• [Challenge]:
Identify the lines that include the word "draw", then copy all of them.

--- start of Data excerpt ---

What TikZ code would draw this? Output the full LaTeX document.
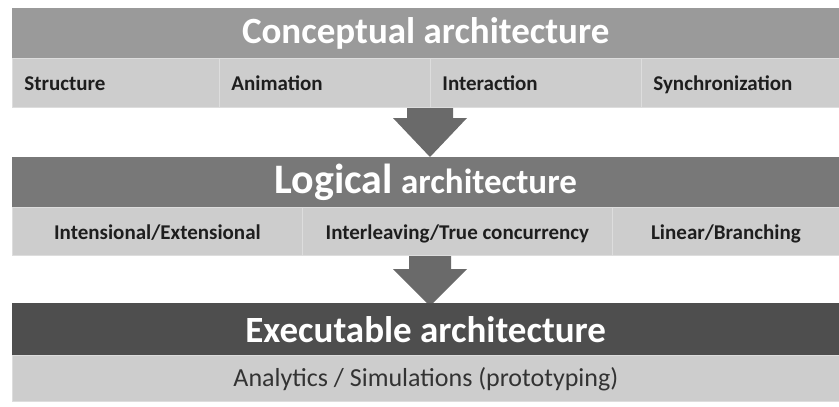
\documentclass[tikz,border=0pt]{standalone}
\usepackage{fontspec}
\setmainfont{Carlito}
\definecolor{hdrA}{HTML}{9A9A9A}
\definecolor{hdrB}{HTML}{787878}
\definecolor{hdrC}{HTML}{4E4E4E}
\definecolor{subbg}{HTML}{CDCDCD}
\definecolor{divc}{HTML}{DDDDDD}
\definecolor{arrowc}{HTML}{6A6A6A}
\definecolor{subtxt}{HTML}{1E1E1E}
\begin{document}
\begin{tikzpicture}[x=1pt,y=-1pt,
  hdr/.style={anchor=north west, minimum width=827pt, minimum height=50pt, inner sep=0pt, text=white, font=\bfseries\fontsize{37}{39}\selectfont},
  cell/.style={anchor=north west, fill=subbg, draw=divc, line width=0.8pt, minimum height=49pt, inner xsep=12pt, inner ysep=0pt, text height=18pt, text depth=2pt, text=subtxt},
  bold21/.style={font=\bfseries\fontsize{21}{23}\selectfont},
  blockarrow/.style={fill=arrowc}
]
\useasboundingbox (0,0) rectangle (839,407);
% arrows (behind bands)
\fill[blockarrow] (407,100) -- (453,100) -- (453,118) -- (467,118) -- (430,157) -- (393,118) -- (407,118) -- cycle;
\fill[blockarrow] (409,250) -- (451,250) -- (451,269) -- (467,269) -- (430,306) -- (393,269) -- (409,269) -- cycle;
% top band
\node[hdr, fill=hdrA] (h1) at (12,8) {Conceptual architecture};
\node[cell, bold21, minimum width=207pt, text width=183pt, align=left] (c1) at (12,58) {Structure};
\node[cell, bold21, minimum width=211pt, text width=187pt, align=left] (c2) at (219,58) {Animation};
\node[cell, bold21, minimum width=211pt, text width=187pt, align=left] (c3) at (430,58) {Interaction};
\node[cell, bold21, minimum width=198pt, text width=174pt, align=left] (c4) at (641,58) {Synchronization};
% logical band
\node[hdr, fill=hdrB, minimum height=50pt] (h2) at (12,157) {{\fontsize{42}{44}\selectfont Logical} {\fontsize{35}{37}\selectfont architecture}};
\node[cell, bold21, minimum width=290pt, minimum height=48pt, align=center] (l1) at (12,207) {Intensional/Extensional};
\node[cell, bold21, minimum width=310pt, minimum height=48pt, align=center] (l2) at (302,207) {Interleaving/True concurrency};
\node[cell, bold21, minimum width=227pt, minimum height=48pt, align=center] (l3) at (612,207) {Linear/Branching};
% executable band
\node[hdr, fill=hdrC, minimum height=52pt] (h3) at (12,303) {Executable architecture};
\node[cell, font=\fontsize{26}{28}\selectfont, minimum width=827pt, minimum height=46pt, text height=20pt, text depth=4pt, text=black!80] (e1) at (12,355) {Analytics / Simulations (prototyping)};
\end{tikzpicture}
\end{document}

--- end of Data excerpt ---

• [Full response]:
What TikZ code would draw this? Output the full LaTeX document.
  cell/.style={anchor=north west, fill=subbg, draw=divc, line width=0.8pt, minimum height=49pt, inner xsep=12pt, inner ysep=0pt, text height=18pt, text depth=2pt, text=subtxt},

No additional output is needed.